Son pasadas las 12. Pero, acá los relojes se detienen, el tiempo no tiene sentido. Sin embargo, el hambre ataca mis entrañas, por eso me tomo otro espresso que se suma a la larga lista de los que me bebo al transcurrir el día, acompañándolos claro está, con cualquier bocadillo que sirva para engañar al estómago.

En este recinto sagrado de las letras, existen tres plantas en las que se divisan libros distribuidos en varias secciones ubicadas de tal forma que los lectores encuentren el lugar perfecto para su gusto literario. Me encantan los muebles que se encuentran en cada piso, aunque no he tenido la oportunidad de usarlos, si he sentido su textura y su olor, ese aroma a cuero bien cuidado y que dan muestra de la preocupación de la dueña por que los visitantes estén a gusto en estas poltronas color chocolate y rojo colonial donde el lector se zambulle entre letras.

El tiempo acá es irrelevante. Wilborada es una nave que te lleva a una odisea donde pasa de todo... De la Inglaterra de 1880 me transporto a Colorado, Estados Unidos, al año 2016, a bordo de un Rolls Royce Wraith 1938. Charlie Manx lo conduce, un astuto vampiro que se secuestra niños. Los engaña diciéndoles que los va a llevar a Christmasland, un lugar donde todos los días es navidad. Durante el camino en su endemoniado vehículo les roba el alma para hacerse más joven. En este caso, vivo la vida de Vic McQueen, quien tiene que salvar a su hijo. Algo que me recordó la frase del viejo George R.R. Martin, «Un lector vive mil vidas antes de morir. El que nunca lee solo vive una». Las historias de vampiros no están en mi lista de favoritos, pero Nos4a2 de Joe Hill, ¡me atrapó!

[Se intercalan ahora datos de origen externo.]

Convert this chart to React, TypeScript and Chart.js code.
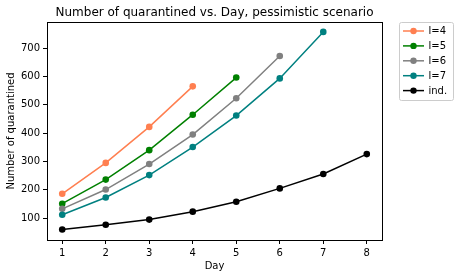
import React, { useEffect, useRef } from "react";
import { Chart, registerables } from "chart.js";
Chart.register(...registerables);

const days = [1, 2, 3, 4, 5, 6, 7, 8];
const l4 = [186, 295, 422, 565];
const l5 = [151, 236, 340, 465, 596];
const l6 = [133, 201, 291, 395, 523, 672];
const l7 = [112, 173, 252, 351, 462, 593, 757];
const ind = [60, 77, 95, 123, 158, 205, 256, 326];
const seriesNames = ["l=4", "l=5", "l=6", "l=7", "ind."];
const seriesValues = [l4, l5, l6, l7, ind];
const seriesColors = ["#ff7f50", "#008000", "#808080", "#008080", "#000000"];
const xTicks = [1, 2, 3, 4, 5, 6, 7, 8];
const yTicks = [100, 200, 300, 400, 500, 600, 700];
const titleText = "Number of quarantined vs. Day, pessimistic scenario";
const xLabel = "Day";
const yLabel = "Number of quarantined";

const FONT = "'DejaVu Sans', sans-serif";

const framePlugin = {
  id: "frameAndLegend",
  afterDraw(chart: any) {
    const ctx = chart.ctx;
    const a = chart.chartArea;
    ctx.save();
    // frame
    ctx.strokeStyle = "#000";
    ctx.lineWidth = 1;
    ctx.strokeRect(Math.round(a.left) + 0.5, Math.round(a.top) + 0.5, Math.round(a.right - a.left), Math.round(a.bottom - a.top));
    // title
    ctx.fillStyle = "#000";
    ctx.font = `12px ${FONT}`;
    ctx.textAlign = "center";
    ctx.textBaseline = "middle";
    ctx.fillText(titleText, (a.left + a.right) / 2, 13);
    // axis labels
    ctx.font = `10px ${FONT}`;
    ctx.fillText(xLabel, (a.left + a.right) / 2, 266);
    ctx.save();
    ctx.translate(11, (a.top + a.bottom) / 2);
    ctx.rotate(-Math.PI / 2);
    ctx.fillText(yLabel, 0, 0);
    ctx.restore();
    // legend
    const bx = 399.5, by = 22.5, bw = 54, bh = 78;
    ctx.beginPath();
    ctx.roundRect(bx, by, bw, bh, 2);
    ctx.fillStyle = "rgba(255,255,255,0.8)";
    ctx.fill();
    ctx.strokeStyle = "#cccccc";
    ctx.stroke();
    ctx.textAlign = "left";
    seriesNames.forEach((name, i) => {
      const y = 31 + i * 14.9;
      ctx.strokeStyle = seriesColors[i];
      ctx.lineWidth = 1.5;
      ctx.beginPath();
      ctx.moveTo(403, y);
      ctx.lineTo(424, y);
      ctx.stroke();
      ctx.fillStyle = seriesColors[i];
      ctx.beginPath();
      ctx.arc(413.5, y, 3.2, 0, Math.PI * 2);
      ctx.fill();
      ctx.fillStyle = "#000";
      ctx.fillText(name, 428.5, y + 0.5);
    });
    ctx.restore();
  },
};

export default function App() {
  const ref = useRef<HTMLCanvasElement>(null);
  useEffect(() => {
    document.body.style.margin = "0";
    Chart.defaults.font.family = FONT;
    const datasets = seriesValues.map((vals, i) => ({
      label: seriesNames[i],
      data: vals.map((v, j) => ({ x: days[j], y: v })),
      borderColor: seriesColors[i],
      backgroundColor: seriesColors[i],
      borderWidth: 1.5,
      pointRadius: 3.3,
      pointBorderWidth: 0,
      tension: 0,
      fill: false,
      order: 4 - i,
    }));
    const chart = new Chart(ref.current!, {
      type: "line",
      data: { datasets },
      options: {
        animation: false,
        responsive: false,
        layout: { padding: { top: 22, right: 78, left: 0, bottom: 0 } },
        plugins: { legend: { display: false }, title: { display: false }, tooltip: { enabled: false } },
        scales: {
          x: {
            type: "linear",
            min: 0.65,
            max: 8.35,
            afterBuildTicks: (s: any) => { s.ticks = xTicks.map((v) => ({ value: v })); },
            afterFit: (s: any) => { s.height = 38; },
            grid: { drawOnChartArea: false, drawTicks: true, tickLength: 4, color: "#000", lineWidth: 1 },
            border: { display: true, color: "#000" },
            ticks: { color: "#000", font: { size: 10 }, padding: 3, maxRotation: 0 },
          },
          y: {
            type: "linear",
            min: 23,
            max: 792,
            afterBuildTicks: (s: any) => { s.ticks = yTicks.map((v) => ({ value: v })); },
            afterFit: (s: any) => { s.width = 47; },
            grid: { drawOnChartArea: false, drawTicks: true, tickLength: 4, color: "#000", lineWidth: 1 },
            border: { display: true, color: "#000" },
            ticks: { color: "#000", font: { size: 10 }, padding: 3 },
          },
        },
      },
      plugins: [framePlugin],
    } as any);
    return () => chart.destroy();
  }, []);
  return <canvas ref={ref} width={460} height={278} style={{ display: "block", width: 460, height: 278 }} />;
}
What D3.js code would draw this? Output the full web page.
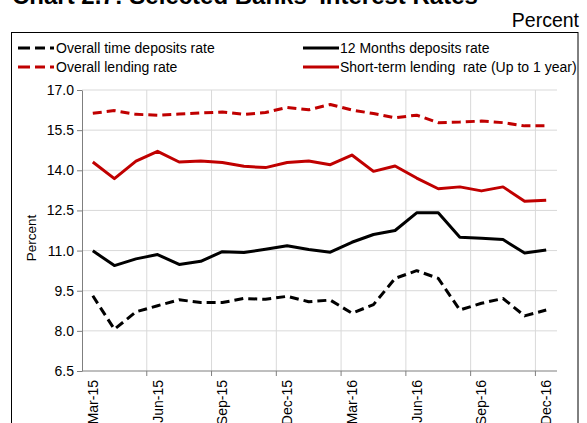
<!DOCTYPE html>
<html lang="en">
<head>
<meta charset="UTF-8">
<title>Selected Banks' Interest Rates</title>
<style>
html, body { margin: 0; padding: 0; background: #fff; }
svg { display: block; font-family: "Liberation Sans", Arial, sans-serif; }
.grid line { stroke: #d9d9d9; stroke-width: 1; }
.axis path, .axis line { stroke: #7f7f7f; }
.axis text { fill: #000; font-size: 14px; }
.legend text { white-space: pre; }
</style>
</head>
<body>
<div id="chart"></div>
<script src="https://d3js.org/d3.v7.min.js"></script>
<script>

const months = ["Mar-15","Apr-15","May-15","Jun-15","Jul-15","Aug-15","Sep-15","Oct-15","Nov-15","Dec-15",
                "Jan-16","Feb-16","Mar-16","Apr-16","May-16","Jun-16","Jul-16","Aug-16","Sep-16","Oct-16","Nov-16","Dec-16"];
const yTicks = [6.5, 8.0, 9.5, 11.0, 12.5, 14.0, 15.5, 17.0];

const overallTimeDeposits = [9.31, 8.06, 8.71, 8.94, 9.16, 9.06, 9.06, 9.21, 9.18, 9.29,
                             9.09, 9.15, 8.66, 8.98, 9.96, 10.25, 9.96, 8.78, 9.03, 9.21, 8.56, 8.78];
const twelveMonthDeposits = [10.99, 10.44, 10.69, 10.85, 10.48, 10.6, 10.96, 10.93, 11.05, 11.18,
                             11.04, 10.94, 11.31, 11.6, 11.75, 12.41, 12.41, 11.5, 11.46, 11.41, 10.91, 11.02];
const overallLending = [16.13, 16.23, 16.09, 16.06, 16.1, 16.14, 16.18, 16.09, 16.16, 16.35,
                        16.26, 16.46, 16.25, 16.12, 15.96, 16.06, 15.78, 15.8, 15.84, 15.78, 15.66, 15.66];
const shortTermLending = [14.31, 13.69, 14.34, 14.71, 14.31, 14.35, 14.29, 14.15, 14.1, 14.29,
                          14.35, 14.21, 14.57, 13.96, 14.16, 13.71, 13.31, 13.38, 13.23, 13.38, 12.84, 12.88];

const series = [
    { name: "Overall time deposits rate", values: overallTimeDeposits, color: "#000000", dash: "9,5" },
    { name: "12 Months deposits rate", values: twelveMonthDeposits, color: "#000000", dash: null },
    { name: "Overall lending rate", values: overallLending, color: "#c00000", dash: "9,5" },
    { name: "Short-term lending  rate (Up to 1 year)", values: shortTermLending, color: "#c00000", dash: null }
];

const width = 587, height = 423;
const margin = { top: 90, left: 82, right: 30, bottom: 52 };
const chartWidth = width - margin.left - margin.right;
const chartHeight = height - margin.top - margin.bottom;

const svg = d3.select("#chart").append("svg")
    .attr("width", width)
    .attr("height", height);

// title (cut off at the top in the original)
svg.append("text")
    .attr("x", 12).attr("y", 4)
    .attr("font-size", 24).attr("font-weight", "bold")
    .text("Chart 2.7: Selected Banks' Interest Rates");

svg.append("text")
    .attr("x", 579).attr("y", 27)
    .attr("text-anchor", "end")
    .attr("font-size", 19.5)
    .text("Percent");

// outer frame
svg.append("rect")
    .attr("x", 11.5).attr("y", 32.5)
    .attr("width", 566.5).attr("height", 420)
    .attr("fill", "none")
    .attr("stroke", "#000")
    .attr("stroke-width", 1);

const xScale = d3.scaleBand().domain(months).range([0, chartWidth]).padding(0);
const yScale = d3.scaleLinear().domain([6.5, 17]).range([chartHeight, 0]);
const cx = (d) => xScale(d) + xScale.bandwidth() / 2;

const chartLayer = svg.append("g")
    .attr("transform", `translate(${margin.left}, ${margin.top})`);

// grid
const grid = chartLayer.append("g").attr("class", "grid");
grid.selectAll(".hgrid").data(yTicks.slice(1)).enter().append("line")
    .attr("x1", 0).attr("x2", chartWidth)
    .attr("y1", (d) => yScale(d)).attr("y2", (d) => yScale(d));

const vTickMonths = months.filter((d, i) => i > 0 && i % 3 === 0);
grid.selectAll(".vgrid").data(vTickMonths).enter().append("line")
    .attr("x1", (d) => xScale(d)).attr("x2", (d) => xScale(d))
    .attr("y1", 0).attr("y2", chartHeight);

// y axis
const yAxis = d3.axisLeft(yScale)
    .tickValues(yTicks)
    .tickFormat(d3.format(".1f"))
    .tickSize(5)
    .tickSizeOuter(0)
    .tickPadding(3);
chartLayer.append("g").attr("class", "axis y").call(yAxis);

// x axis: tick marks on category boundaries, labels at centers
const xAxisG = chartLayer.append("g")
    .attr("class", "axis x")
    .attr("transform", `translate(0, ${chartHeight})`);
xAxisG.append("line")
    .attr("x1", 0).attr("x2", chartWidth)
    .attr("stroke", "#7f7f7f");
xAxisG.selectAll(".tickmark").data(vTickMonths).enter().append("line")
    .attr("x1", (d) => xScale(d)).attr("x2", (d) => xScale(d))
    .attr("y1", 0).attr("y2", 5)
    .attr("stroke", "#7f7f7f");
const labelMonths = months.filter((d, i) => i % 3 === 0);
xAxisG.selectAll(".lbl").data(labelMonths).enter().append("text")
    .attr("transform", (d) => `translate(${cx(d) + 5}, 9) rotate(-90)`)
    .attr("text-anchor", "end")
    .text((d) => d);

// y axis title
svg.append("text")
    .attr("transform", "translate(36, 238) rotate(-90)")
    .attr("text-anchor", "middle")
    .attr("font-size", 13.5)
    .text("Percent");

// lines
const lineGen = (vals) => d3.line()
    .x((d, i) => cx(months[i]))
    .y((d) => yScale(d))(vals);

chartLayer.selectAll(".valueLine").data(series).enter().append("path")
    .attr("class", "valueLine")
    .attr("d", (s) => lineGen(s.values))
    .attr("fill", "none")
    .attr("stroke", (s) => s.color)
    .attr("stroke-width", 3)
    .attr("stroke-linejoin", "round")
    .attr("stroke-dasharray", (s) => s.dash);

// legend
const legendPos = [
    { x: 18, y: 48 }, { x: 303, y: 48 },
    { x: 18, y: 67 }, { x: 303, y: 67 }
];
const legend = svg.selectAll(".legend").data(series).enter().append("g")
    .attr("class", "legend")
    .attr("transform", (s, i) => `translate(${legendPos[i].x}, ${legendPos[i].y})`);
legend.append("line")
    .attr("x1", 0).attr("x2", (s) => s.dash ? 37 : 36)
    .attr("stroke", (s) => s.color)
    .attr("stroke-width", 3)
    .attr("stroke-dasharray", (s) => s.dash ? "12,5,10,5,4,10" : null);
legend.append("text")
    .attr("x", (s) => s.dash ? 38 : 37).attr("y", 5)
    .attr("font-size", 14)
    .text((s) => s.name);

</script>
</body>
</html>
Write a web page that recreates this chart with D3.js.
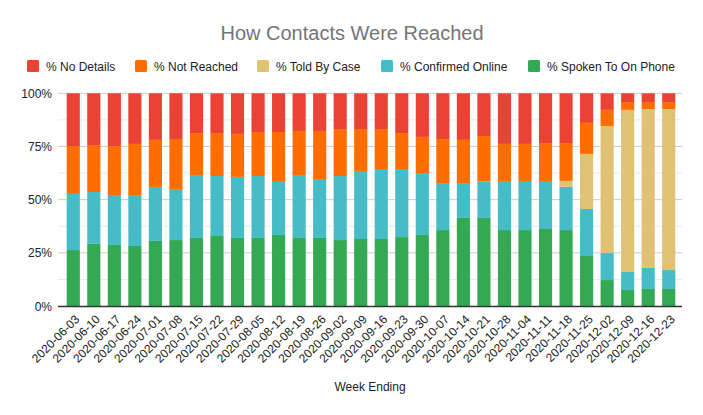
<!DOCTYPE html>
<html><head><meta charset="utf-8">
<script src="https://cdn.jsdelivr.net/npm/d3@7"></script>
<style>body{margin:0;background:#fff;} text{font-family:"Liberation Sans", Arial, sans-serif;}</style>
</head><body>
<svg id="chart" width="703" height="415"></svg>
<script>
const weeks = ["2020-06-03","2020-06-10","2020-06-17","2020-06-24","2020-07-01","2020-07-08","2020-07-15","2020-07-22","2020-07-29","2020-08-05","2020-08-12","2020-08-19","2020-08-26","2020-09-02","2020-09-09","2020-09-16","2020-09-23","2020-09-30","2020-10-07","2020-10-14","2020-10-21","2020-10-28","2020-11-04","2020-11-11","2020-11-18","2020-11-25","2020-12-02","2020-12-09","2020-12-16","2020-12-23"];
const spokenToOnPhone = [26.3,29.2,28.7,28.2,30.6,31.0,32.0,32.9,32.0,32.0,33.4,32.0,32.0,31.0,31.5,31.5,32.4,33.4,35.7,41.4,41.4,35.7,35.7,36.2,35.7,23.5,12.2,7.5,8.0,8.0];
const confirmedOnline = [26.4,24.4,23.5,24.0,25.4,24.0,29.6,28.2,28.7,29.1,25.4,29.6,27.7,30.1,32.0,32.9,32.0,29.1,22.1,16.4,17.1,23.1,23.1,22.6,20.3,22.1,12.7,8.5,9.9,8.9];
const toldByCase = [0,0,0,0,0,0,0,0,0,0,0,0,0,0,0,0,0,0,0,0,0,0,0,0,2.8,25.9,59.7,76.2,74.7,75.7];
const notReached = [22.5,22.1,23.0,24.0,22.1,23.5,19.7,20.2,20.2,20.7,23.0,20.7,22.6,22.1,19.7,18.8,16.9,17.0,20.7,20.3,21.4,17.4,17.4,17.8,17.8,14.6,7.6,3.7,3.3,3.3];
const noDetails = [24.8,24.3,24.8,23.8,21.9,21.5,18.7,18.7,19.1,18.2,18.2,17.7,17.7,16.8,16.8,16.8,18.7,20.5,21.5,21.9,20.1,23.8,23.8,23.4,23.4,13.9,7.8,4.1,4.1,4.1];
const yTicks = [0,25,50,75,100];
const seriesNames = ["% Spoken To On Phone","% Confirmed Online","% Told By Case","% Not Reached","% No Details"];
const seriesColors = ["#34a853","#46bdc6","#e0c275","#ff6d01","#ea4335"];
const legendOrder = [4,3,2,1,0];

const keys = ["phone","online","told","notReached","noDetails"];
const rows = weeks.map((w,i)=>({week:w, phone:spokenToOnPhone[i], online:confirmedOnline[i], told:toldByCase[i], notReached:notReached[i], noDetails:noDetails[i]}));
rows.forEach(r=>{const t=keys.reduce((s,k)=>s+r[k],0); keys.forEach(k=>r[k]=r[k]/t*100);});
const stack = d3.stack().keys(keys)(rows);

const svg = d3.select("#chart");
const x = d3.scaleBand().domain(weeks).range([63,679]).paddingInner(0.36).paddingOuter(0.18);
const y = d3.scaleLinear().domain([0,100]).range([306,93.3]);

// gridlines
const minor = d3.range(12.5,100,25);
svg.append("g").selectAll("line").data(minor).join("line")
  .attr("x1",58).attr("x2",682).attr("y1",d=>y(d)).attr("y2",d=>y(d))
  .attr("stroke","#ebebeb").attr("stroke-width",1);
svg.append("g").selectAll("line").data(yTicks.slice(1)).join("line")
  .attr("x1",58).attr("x2",682).attr("y1",d=>y(d)).attr("y2",d=>y(d))
  .attr("stroke","#cccccc").attr("stroke-width",1);

// bars
svg.append("g").selectAll("g").data(stack).join("g")
  .attr("fill",(d,i)=>seriesColors[i])
  .selectAll("rect").data(d=>d).join("rect")
  .attr("x",d=>x(d.data.week)).attr("width",x.bandwidth())
  .attr("y",d=>y(d[1])).attr("height",d=>Math.max(0,y(d[0])-y(d[1])));

// baseline
svg.append("line").attr("x1",58).attr("x2",682).attr("y1",306.5).attr("y2",306.5).attr("stroke","#333").attr("stroke-width",1.3);

// y labels
svg.append("g").selectAll("text").data(yTicks).join("text")
  .attr("x",52).attr("y",d=>y(d)+4.5).attr("text-anchor","end")
  .attr("font-size",12).attr("fill","#222").text(d=>d+"%");

// x labels
svg.append("g").selectAll("text").data(weeks).join("text")
  .attr("transform",d=>`translate(${x(d)+x.bandwidth()/2+7},${320}) rotate(-45)`)
  .attr("text-anchor","end").attr("font-size",12).attr("fill","#222").text(d=>d);

// axis title
svg.append("text").attr("x",370).attr("y",391).attr("text-anchor","middle")
  .attr("font-size",12).attr("fill","#222").text("Week Ending");

// title
svg.append("text").attr("x",352).attr("y",40).attr("text-anchor","middle")
  .attr("font-size",20).attr("fill","#757575").text("How Contacts Were Reached");

// legend
const legendX = [27,135,257,381,528];
const lg = svg.append("g").selectAll("g").data(legendOrder).join("g")
  .attr("transform",(d,i)=>`translate(${legendX[i]},60)`);
lg.append("rect").attr("width",12).attr("height",12).attr("rx",1.5).attr("fill",d=>seriesColors[d]);
lg.append("text").attr("x",19).attr("y",10.5).attr("font-size",12).attr("fill","#222").text(d=>seriesNames[d]);
</script>
</body></html>
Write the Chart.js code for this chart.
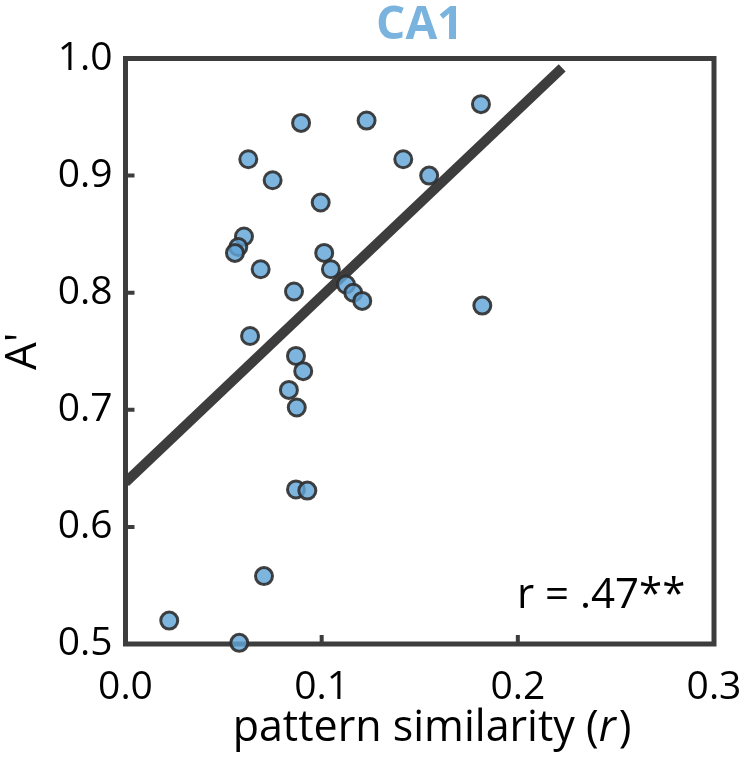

Me disponía a tomar otro boleto para iniciar otro viaje, sin percatarme de la hora, eran casi las seis de la tarde y la librería ya se disponía a apagar las luces, cerrar las páginas y concluir un capítulo más para esperar un nuevo día, una nueva aventura y, muchas vidas por vivir, como lo dice Tomás Eloy Martínez, escritor argentino, «Somos lo que hemos leído o seremos por el contrario la ausencia que los libros han dejado en nuestras vidas».